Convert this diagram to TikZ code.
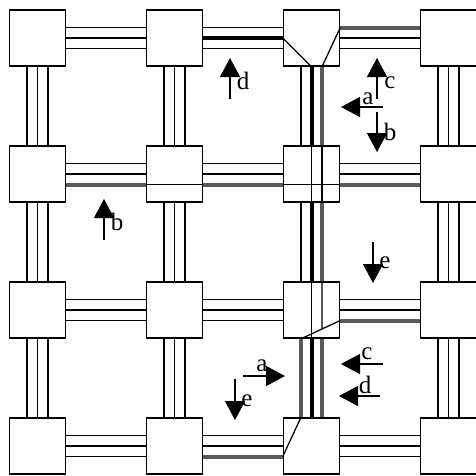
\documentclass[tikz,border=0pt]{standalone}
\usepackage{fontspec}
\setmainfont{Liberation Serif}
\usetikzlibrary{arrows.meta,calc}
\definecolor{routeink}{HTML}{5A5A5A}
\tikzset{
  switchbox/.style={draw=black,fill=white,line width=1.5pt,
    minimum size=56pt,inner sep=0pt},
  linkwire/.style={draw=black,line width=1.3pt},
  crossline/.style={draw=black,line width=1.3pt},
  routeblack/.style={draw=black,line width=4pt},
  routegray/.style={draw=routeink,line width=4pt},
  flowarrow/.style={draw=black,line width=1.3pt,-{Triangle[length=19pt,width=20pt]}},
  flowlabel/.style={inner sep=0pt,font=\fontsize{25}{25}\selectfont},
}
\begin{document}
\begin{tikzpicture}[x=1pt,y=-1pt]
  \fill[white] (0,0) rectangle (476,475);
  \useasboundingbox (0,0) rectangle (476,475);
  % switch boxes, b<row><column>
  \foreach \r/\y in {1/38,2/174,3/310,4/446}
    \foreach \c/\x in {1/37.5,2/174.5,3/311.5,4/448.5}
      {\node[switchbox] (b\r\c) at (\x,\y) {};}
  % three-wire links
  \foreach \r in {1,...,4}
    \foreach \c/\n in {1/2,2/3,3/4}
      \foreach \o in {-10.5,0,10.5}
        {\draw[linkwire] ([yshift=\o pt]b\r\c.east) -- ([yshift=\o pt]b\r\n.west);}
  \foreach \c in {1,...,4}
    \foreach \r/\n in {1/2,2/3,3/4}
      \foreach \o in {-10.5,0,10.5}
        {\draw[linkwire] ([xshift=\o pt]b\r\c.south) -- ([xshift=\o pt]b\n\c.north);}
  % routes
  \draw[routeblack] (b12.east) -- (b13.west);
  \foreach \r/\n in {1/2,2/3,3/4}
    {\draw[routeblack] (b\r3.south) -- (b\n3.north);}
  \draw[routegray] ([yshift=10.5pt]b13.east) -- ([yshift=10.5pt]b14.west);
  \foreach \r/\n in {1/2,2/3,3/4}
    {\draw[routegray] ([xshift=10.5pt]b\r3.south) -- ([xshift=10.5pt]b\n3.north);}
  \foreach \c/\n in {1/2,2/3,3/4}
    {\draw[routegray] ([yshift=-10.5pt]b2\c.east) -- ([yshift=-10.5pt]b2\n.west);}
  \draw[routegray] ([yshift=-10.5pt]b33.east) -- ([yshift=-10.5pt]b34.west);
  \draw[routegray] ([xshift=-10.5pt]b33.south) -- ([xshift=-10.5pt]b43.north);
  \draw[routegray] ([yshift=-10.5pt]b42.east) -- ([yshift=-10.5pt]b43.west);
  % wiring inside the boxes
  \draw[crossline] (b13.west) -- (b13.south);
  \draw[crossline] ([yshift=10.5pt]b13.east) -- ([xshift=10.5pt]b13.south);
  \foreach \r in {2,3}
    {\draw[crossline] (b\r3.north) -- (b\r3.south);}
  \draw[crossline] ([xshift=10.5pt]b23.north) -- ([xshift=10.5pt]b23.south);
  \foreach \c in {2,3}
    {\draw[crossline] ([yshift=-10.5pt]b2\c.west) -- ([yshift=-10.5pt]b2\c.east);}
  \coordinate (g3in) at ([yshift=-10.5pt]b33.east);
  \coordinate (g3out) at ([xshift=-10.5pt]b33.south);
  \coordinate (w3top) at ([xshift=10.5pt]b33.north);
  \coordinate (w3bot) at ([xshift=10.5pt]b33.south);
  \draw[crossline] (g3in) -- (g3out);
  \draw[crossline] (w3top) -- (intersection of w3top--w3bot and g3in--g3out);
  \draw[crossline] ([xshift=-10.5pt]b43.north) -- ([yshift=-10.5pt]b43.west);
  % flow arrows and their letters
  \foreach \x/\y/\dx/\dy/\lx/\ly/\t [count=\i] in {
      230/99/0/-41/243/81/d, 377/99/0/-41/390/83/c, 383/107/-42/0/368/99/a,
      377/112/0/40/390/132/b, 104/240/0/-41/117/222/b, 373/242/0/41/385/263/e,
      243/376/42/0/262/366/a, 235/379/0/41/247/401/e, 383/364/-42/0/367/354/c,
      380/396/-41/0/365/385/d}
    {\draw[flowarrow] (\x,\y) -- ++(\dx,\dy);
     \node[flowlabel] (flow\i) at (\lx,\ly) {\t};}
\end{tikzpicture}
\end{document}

+---+

Leave out the pictures and restate everything else word for word.

Solution for this task —
Convert this diagram to TikZ code.
\documentclass[tikz,border=0pt]{standalone}
\usepackage{fontspec}
\setmainfont{Liberation Serif}
\usetikzlibrary{arrows.meta,calc}
\definecolor{routeink}{HTML}{5A5A5A}
\tikzset{
  switchbox/.style={draw=black,fill=white,line width=1.5pt,
    minimum size=56pt,inner sep=0pt},
  linkwire/.style={draw=black,line width=1.3pt},
  crossline/.style={draw=black,line width=1.3pt},
  routeblack/.style={draw=black,line width=4pt},
  routegray/.style={draw=routeink,line width=4pt},
  flowarrow/.style={draw=black,line width=1.3pt,-{Triangle[length=19pt,width=20pt]}},
  flowlabel/.style={inner sep=0pt,font=\fontsize{25}{25}\selectfont},
}
\begin{document}
\begin{tikzpicture}[x=1pt,y=-1pt]
  \fill[white] (0,0) rectangle (476,475);
  \useasboundingbox (0,0) rectangle (476,475);
  % switch boxes, b<row><column>
  \foreach \r/\y in {1/38,2/174,3/310,4/446}
    \foreach \c/\x in {1/37.5,2/174.5,3/311.5,4/448.5}
      {\node[switchbox] (b\r\c) at (\x,\y) {};}
  % three-wire links
  \foreach \r in {1,...,4}
    \foreach \c/\n in {1/2,2/3,3/4}
      \foreach \o in {-10.5,0,10.5}
        {\draw[linkwire] ([yshift=\o pt]b\r\c.east) -- ([yshift=\o pt]b\r\n.west);}
  \foreach \c in {1,...,4}
    \foreach \r/\n in {1/2,2/3,3/4}
      \foreach \o in {-10.5,0,10.5}
        {\draw[linkwire] ([xshift=\o pt]b\r\c.south) -- ([xshift=\o pt]b\n\c.north);}
  % routes
  \draw[routeblack] (b12.east) -- (b13.west);
  \foreach \r/\n in {1/2,2/3,3/4}
    {\draw[routeblack] (b\r3.south) -- (b\n3.north);}
  \draw[routegray] ([yshift=10.5pt]b13.east) -- ([yshift=10.5pt]b14.west);
  \foreach \r/\n in {1/2,2/3,3/4}
    {\draw[routegray] ([xshift=10.5pt]b\r3.south) -- ([xshift=10.5pt]b\n3.north);}
  \foreach \c/\n in {1/2,2/3,3/4}
    {\draw[routegray] ([yshift=-10.5pt]b2\c.east) -- ([yshift=-10.5pt]b2\n.west);}
  \draw[routegray] ([yshift=-10.5pt]b33.east) -- ([yshift=-10.5pt]b34.west);
  \draw[routegray] ([xshift=-10.5pt]b33.south) -- ([xshift=-10.5pt]b43.north);
  \draw[routegray] ([yshift=-10.5pt]b42.east) -- ([yshift=-10.5pt]b43.west);
  % wiring inside the boxes
  \draw[crossline] (b13.west) -- (b13.south);
  \draw[crossline] ([yshift=10.5pt]b13.east) -- ([xshift=10.5pt]b13.south);
  \foreach \r in {2,3}
    {\draw[crossline] (b\r3.north) -- (b\r3.south);}
  \draw[crossline] ([xshift=10.5pt]b23.north) -- ([xshift=10.5pt]b23.south);
  \foreach \c in {2,3}
    {\draw[crossline] ([yshift=-10.5pt]b2\c.west) -- ([yshift=-10.5pt]b2\c.east);}
  \coordinate (g3in) at ([yshift=-10.5pt]b33.east);
  \coordinate (g3out) at ([xshift=-10.5pt]b33.south);
  \coordinate (w3top) at ([xshift=10.5pt]b33.north);
  \coordinate (w3bot) at ([xshift=10.5pt]b33.south);
  \draw[crossline] (g3in) -- (g3out);
  \draw[crossline] (w3top) -- (intersection of w3top--w3bot and g3in--g3out);
  \draw[crossline] ([xshift=-10.5pt]b43.north) -- ([yshift=-10.5pt]b43.west);
  % flow arrows and their letters
  \foreach \x/\y/\dx/\dy/\lx/\ly/\t [count=\i] in {
      230/99/0/-41/243/81/d, 377/99/0/-41/390/83/c, 383/107/-42/0/368/99/a,
      377/112/0/40/390/132/b, 104/240/0/-41/117/222/b, 373/242/0/41/385/263/e,
      243/376/42/0/262/366/a, 235/379/0/41/247/401/e, 383/364/-42/0/367/354/c,
      380/396/-41/0/365/385/d}
    {\draw[flowarrow] (\x,\y) -- ++(\dx,\dy);
     \node[flowlabel] (flow\i) at (\lx,\ly) {\t};}
\end{tikzpicture}
\end{document}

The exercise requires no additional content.